Instructions to follow
Return verbatim everything from the first line through the line that contains "import * as d3 from 'd3';", and stop there.

Available data
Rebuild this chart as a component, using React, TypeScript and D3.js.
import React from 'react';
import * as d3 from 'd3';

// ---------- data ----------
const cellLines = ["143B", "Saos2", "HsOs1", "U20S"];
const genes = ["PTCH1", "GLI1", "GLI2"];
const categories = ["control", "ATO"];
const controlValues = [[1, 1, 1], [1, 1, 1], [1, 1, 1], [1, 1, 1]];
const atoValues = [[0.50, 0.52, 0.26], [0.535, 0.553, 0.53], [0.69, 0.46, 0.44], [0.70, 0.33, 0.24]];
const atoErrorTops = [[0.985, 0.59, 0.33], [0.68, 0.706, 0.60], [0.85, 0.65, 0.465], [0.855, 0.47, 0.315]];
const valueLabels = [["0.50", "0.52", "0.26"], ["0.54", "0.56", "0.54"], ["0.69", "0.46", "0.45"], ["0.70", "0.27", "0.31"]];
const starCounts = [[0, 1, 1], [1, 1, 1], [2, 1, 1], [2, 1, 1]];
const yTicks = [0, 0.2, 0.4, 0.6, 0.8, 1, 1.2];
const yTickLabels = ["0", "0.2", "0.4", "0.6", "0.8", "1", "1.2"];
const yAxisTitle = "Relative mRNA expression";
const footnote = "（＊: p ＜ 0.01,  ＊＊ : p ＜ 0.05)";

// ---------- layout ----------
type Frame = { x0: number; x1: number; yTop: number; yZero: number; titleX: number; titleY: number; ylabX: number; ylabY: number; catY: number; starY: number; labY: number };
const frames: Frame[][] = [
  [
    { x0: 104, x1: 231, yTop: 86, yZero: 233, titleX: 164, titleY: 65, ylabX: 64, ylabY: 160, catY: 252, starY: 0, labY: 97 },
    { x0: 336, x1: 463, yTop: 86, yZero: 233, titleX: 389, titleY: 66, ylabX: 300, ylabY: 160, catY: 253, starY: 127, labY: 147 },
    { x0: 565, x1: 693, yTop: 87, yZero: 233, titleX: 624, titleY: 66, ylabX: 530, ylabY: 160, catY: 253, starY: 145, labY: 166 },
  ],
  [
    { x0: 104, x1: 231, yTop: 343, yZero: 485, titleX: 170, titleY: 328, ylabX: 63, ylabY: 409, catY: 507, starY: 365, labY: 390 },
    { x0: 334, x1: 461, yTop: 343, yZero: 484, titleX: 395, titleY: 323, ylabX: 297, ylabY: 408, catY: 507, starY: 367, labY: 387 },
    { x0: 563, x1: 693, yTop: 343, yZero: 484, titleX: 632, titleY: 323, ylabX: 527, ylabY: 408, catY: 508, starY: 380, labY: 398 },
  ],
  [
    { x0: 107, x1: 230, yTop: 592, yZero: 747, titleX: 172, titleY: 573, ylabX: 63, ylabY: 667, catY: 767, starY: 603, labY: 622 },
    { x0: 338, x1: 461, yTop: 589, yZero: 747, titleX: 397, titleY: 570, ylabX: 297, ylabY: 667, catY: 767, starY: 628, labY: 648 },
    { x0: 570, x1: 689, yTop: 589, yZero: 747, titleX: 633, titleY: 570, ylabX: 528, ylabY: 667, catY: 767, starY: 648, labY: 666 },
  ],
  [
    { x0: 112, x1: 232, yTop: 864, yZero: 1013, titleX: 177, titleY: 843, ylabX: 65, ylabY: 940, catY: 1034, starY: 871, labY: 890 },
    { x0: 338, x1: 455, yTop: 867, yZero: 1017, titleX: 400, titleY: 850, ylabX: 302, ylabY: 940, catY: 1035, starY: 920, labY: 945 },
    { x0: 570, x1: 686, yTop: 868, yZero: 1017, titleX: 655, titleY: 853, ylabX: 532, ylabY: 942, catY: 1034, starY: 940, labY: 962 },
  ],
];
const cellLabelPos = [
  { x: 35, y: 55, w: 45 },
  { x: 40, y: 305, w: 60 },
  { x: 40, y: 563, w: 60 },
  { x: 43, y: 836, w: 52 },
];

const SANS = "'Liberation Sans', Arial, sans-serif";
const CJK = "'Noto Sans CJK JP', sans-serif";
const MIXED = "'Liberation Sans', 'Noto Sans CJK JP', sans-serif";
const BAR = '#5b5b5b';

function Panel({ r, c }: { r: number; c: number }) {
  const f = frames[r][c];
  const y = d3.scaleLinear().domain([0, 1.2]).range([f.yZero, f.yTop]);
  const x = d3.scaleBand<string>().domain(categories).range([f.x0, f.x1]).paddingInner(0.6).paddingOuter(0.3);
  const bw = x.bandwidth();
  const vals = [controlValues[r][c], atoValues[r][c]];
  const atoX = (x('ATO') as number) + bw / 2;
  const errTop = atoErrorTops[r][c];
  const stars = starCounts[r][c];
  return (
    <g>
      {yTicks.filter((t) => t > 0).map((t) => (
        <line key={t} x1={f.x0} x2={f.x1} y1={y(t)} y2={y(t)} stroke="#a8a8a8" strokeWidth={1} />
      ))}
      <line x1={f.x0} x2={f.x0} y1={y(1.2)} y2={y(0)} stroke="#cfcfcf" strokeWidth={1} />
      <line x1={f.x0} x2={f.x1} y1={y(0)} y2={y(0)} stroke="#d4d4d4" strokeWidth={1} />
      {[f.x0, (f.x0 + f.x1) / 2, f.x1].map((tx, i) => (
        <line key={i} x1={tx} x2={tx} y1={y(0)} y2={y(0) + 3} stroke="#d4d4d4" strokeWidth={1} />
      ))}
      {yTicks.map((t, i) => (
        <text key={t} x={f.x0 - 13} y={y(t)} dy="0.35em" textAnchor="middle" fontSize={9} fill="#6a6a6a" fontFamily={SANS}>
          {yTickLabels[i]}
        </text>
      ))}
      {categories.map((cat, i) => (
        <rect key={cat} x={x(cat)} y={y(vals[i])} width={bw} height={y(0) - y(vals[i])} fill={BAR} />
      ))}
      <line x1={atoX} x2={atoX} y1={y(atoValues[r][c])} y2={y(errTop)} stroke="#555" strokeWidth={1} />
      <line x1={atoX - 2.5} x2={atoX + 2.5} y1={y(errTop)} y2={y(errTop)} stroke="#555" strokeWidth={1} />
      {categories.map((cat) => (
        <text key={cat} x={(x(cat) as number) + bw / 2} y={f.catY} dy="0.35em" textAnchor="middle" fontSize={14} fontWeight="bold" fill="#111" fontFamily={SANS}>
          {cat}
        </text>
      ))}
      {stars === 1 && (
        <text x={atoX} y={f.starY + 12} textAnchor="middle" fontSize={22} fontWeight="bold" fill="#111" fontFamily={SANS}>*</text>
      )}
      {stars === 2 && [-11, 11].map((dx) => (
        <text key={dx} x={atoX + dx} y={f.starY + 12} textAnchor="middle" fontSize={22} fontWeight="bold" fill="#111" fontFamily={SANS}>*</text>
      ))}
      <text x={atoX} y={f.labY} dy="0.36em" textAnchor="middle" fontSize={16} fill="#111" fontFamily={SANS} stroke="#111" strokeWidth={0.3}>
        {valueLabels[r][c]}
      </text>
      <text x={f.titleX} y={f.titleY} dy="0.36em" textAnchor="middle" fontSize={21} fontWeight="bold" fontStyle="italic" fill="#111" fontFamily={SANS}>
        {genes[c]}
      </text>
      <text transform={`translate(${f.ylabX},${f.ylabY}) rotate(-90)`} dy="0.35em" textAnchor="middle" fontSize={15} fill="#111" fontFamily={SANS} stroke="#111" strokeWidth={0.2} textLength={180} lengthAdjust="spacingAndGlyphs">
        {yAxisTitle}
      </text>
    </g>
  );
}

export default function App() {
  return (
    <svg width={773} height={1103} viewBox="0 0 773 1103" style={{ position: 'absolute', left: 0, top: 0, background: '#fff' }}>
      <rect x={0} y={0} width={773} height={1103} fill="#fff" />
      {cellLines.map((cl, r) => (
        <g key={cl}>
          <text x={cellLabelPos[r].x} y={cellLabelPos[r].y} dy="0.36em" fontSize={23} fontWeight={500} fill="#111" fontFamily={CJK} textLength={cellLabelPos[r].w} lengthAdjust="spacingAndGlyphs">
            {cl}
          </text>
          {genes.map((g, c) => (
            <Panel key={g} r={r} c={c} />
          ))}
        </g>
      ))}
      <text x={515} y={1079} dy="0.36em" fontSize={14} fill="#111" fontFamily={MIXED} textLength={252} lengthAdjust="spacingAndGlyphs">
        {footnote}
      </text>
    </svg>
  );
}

Answer for the task
Rebuild this chart as a component, using React, TypeScript and D3.js.
import React from 'react';
import * as d3 from 'd3';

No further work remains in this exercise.